NCPA - National Center for Policy Analysis


June 16, 2006

Social Security and Medicare will consume an ever-increasing portion of workers' incomes unless the government either breaks its promises to future retirees or makes significant changes to our elderly entitlement programs, Matt Moore, a senior policy analyst with the National Center for Policy Analysis.

As the 77 million baby boomers retire, spending will grow substantially. Assuming payroll tax rates rise to meet the obligations:

  • When today's college students reach retirement age in 2050, paying their Social Security benefits will require a payroll tax rate of about 16.7 percent on their children and grandchildren -- more than one-third greater than today's rate.
  • When Medicare Part A (hospital insurance) is included, the payroll tax burden will rise to 25.1 percent -- more than one of every four dollars workers will earn that year.

Taxpayers will also have to pay for three-fourths of Medicare Part B benefits, mainly covering physicians' fees. (Retiree premiums offset a quarter of the cost.) Taxpayers will also foot the bill for 86 percent of the newly-enacted Medicare prescription drug program (Medicare Part D).
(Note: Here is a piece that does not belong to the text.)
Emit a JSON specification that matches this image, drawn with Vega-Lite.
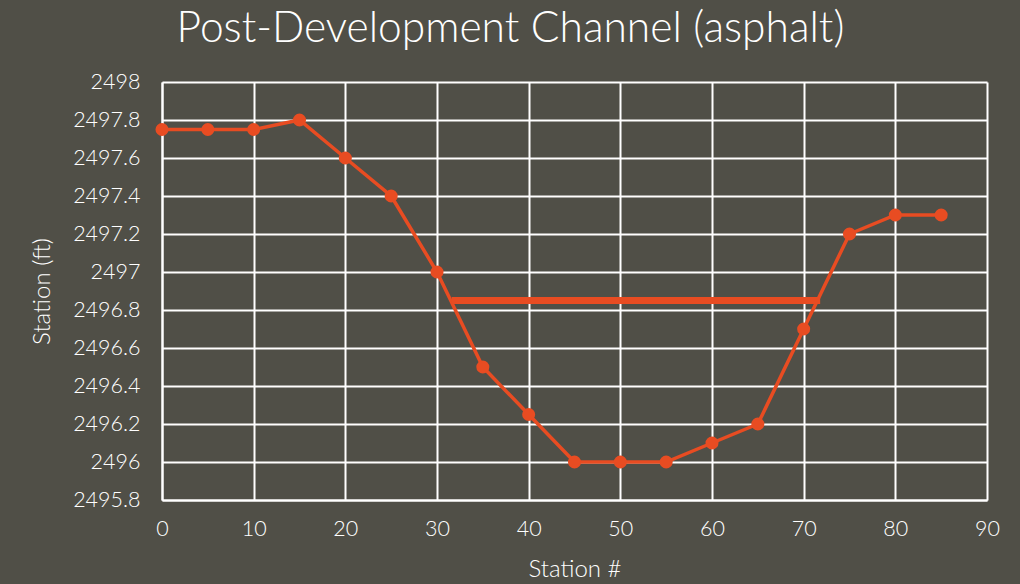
{
  "$schema": "https://vega.github.io/schema/vega-lite/v6.json",
  "width": 825,
  "height": 418,
  "autosize": {"type": "none"},
  "padding": {"left": 162, "top": 82, "right": 33, "bottom": 84},
  "background": "#504f47",
  "title": {
    "text": "Post-Development Channel (asphalt)",
    "fontSize": 42.5,
    "font": "Lato",
    "fontWeight": 300,
    "color": "#ffffff",
    "anchor": "middle",
    "dx": -64,
    "offset": 21
  },
  "config": {
    "view": {"stroke": null},
    "axis": {
      "labelFont": "Lato",
      "titleFont": "Lato",
      "labelColor": "#ffffff",
      "titleColor": "#ffffff",
      "labelFontSize": 21.5,
      "labelFontWeight": 300,
      "titleFontSize": 24,
      "titleFontWeight": 300,
      "gridColor": "#ffffff",
      "gridWidth": 2,
      "gridOpacity": 1,
      "domainColor": "#ffffff",
      "domainWidth": 2,
      "ticks": false,
      "labelOverlap": false,
      "labelFlush": false
    }
  },
  "datasets": {
    "profile": [
      {"station": 0, "elev": 2497.75},
      {"station": 5, "elev": 2497.75},
      {"station": 10, "elev": 2497.75},
      {"station": 15, "elev": 2497.8},
      {"station": 20, "elev": 2497.6},
      {"station": 25, "elev": 2497.4},
      {"station": 30, "elev": 2497.0},
      {"station": 35, "elev": 2496.5},
      {"station": 40, "elev": 2496.25},
      {"station": 45, "elev": 2496.0},
      {"station": 50, "elev": 2496.0},
      {"station": 55, "elev": 2496.0},
      {"station": 60, "elev": 2496.1},
      {"station": 65, "elev": 2496.2},
      {"station": 70, "elev": 2496.7},
      {"station": 75, "elev": 2497.2},
      {"station": 80, "elev": 2497.3},
      {"station": 85, "elev": 2497.3}
    ],
    "water": [
      {"station": 31.6, "elev": 2496.85},
      {"station": 71.8, "elev": 2496.85}
    ]
  },
  "encoding": {
    "x": {
      "field": "station", "type": "quantitative",
      "scale": {"domain": [0, 90], "nice": false},
      "axis": {"values": [0, 10, 20, 30, 40, 50, 60, 70, 80, 90], "format": "d", "title": "Station #", "labelPadding": 18, "titlePadding": 18, "labelFlush": false}
    },
    "y": {
      "field": "elev", "type": "quantitative",
      "scale": {"domain": [2495.8, 2498], "nice": false, "zero": false},
      "axis": {"values": [2495.8, 2496, 2496.2, 2496.4, 2496.6, 2496.8, 2497, 2497.2, 2497.4, 2497.6, 2497.8, 2498], "tickCount": 12, "format": "~f", "title": "Station (ft)", "labelPadding": 22, "titlePadding": 18, "labelOverlap": false, "labelFlush": false}
    }
  },
  "layer": [
    {
      "data": {"name": "profile"},
      "mark": {"type": "line", "color": "#e84c22", "strokeWidth": 3.5, "point": {"filled": true, "size": 170, "color": "#e84c22", "opacity": 1}}
    },
    {
      "data": {"name": "water"},
      "mark": {"type": "line", "color": "#e84c22", "strokeWidth": 7}
    }
  ]
}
And they will pay for seniors' medical bills through other government programs, including Medicaid and the Veterans Health Administration.

  • The burden of Social Security and all of Medicare (Parts A, B and D) will climb to 33.6 percent of payroll by 2050 -- more than one in three dollars of taxable payroll.
  • When other government-funded health care programs for the elderly (such as Medicaid and the Veterans Health Administration) are added, the total burden will reach 37.9 percent by mid-century.

Thus, almost 40 percent of the wages workers will earn in 2050 has already been committed to pay benefits promised under current law, says Moore.